Reports circulated that he was living in a cave in the no-man’s-land lying between Afghanistan and Pakistan.
Strangely, the Bush administration lost interest in locating him. Increasing numbers of American troops were quietly transferred from Afghanistan to staging areas near Iraq–for Bush’s long-planned overthrow of its dictator, Saddam Hussein.
Only when Barack Obama took office as President in 2009 was the CIA ordered to make finding bin Laden its top priority. Over the next two years, CIA agents sifted through a conflicting series of reports about bin Laden’s possible whereabouts.

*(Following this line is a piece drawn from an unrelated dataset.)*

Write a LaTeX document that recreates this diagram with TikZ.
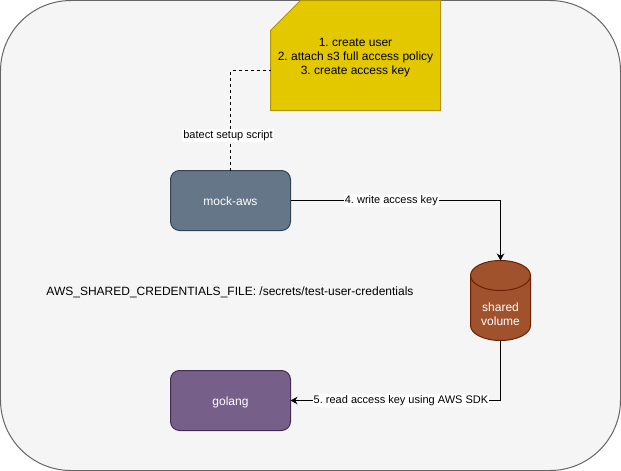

Finally, the agency tracked a courier linked to bin Laden to a large, high-walled compound in Abbottabad, Pakistan.
On April 28, 2011, President Obama authorized a U.S. military raid on the compound, dubbed “Operation Neptune Spear.” On May 1, 2011, two teams of 12 U.S. Navy SEALS, working with the CIA, traveled in two helicopters to the compound.
The helicopters were specially outfitted to emit little noise. But an accident resulted when the tail rotor of one helicopter grazed the compound’s stone wall.
The damaged aircraft was “hard-landed” and then destroyed on-site to protect its technological secrets. Back-up forces were immediately available, and another helicopter was brought in to retrieve the commandos and relevant contents.
All combined, a total of 79 commandos and a dog (believed to have explosive-detection training) were involved in the raid.
SEALS attacking bin Laden’s compound in the 2012 movie, “Zero Dark Thirty”
Abu Ahmed al-Kuwaiti, bin Laden’s courier, opened fire on the SEALS from the guesthouse with an AK-47 assault rifle. He and his wife were killed by return fire.
A male relative of the courier was shot and killed by the SEALS before he could reach a weapon lying nearby.
Bin Laden’s 22-year-old son rushed toward the SEALS on the staircase of the main house. SEAL gunfire instantly killed him.
Osama bin Laden, standing at the top of a staircase, retreated into his room–where SEALS followed and shot him in the head and chest.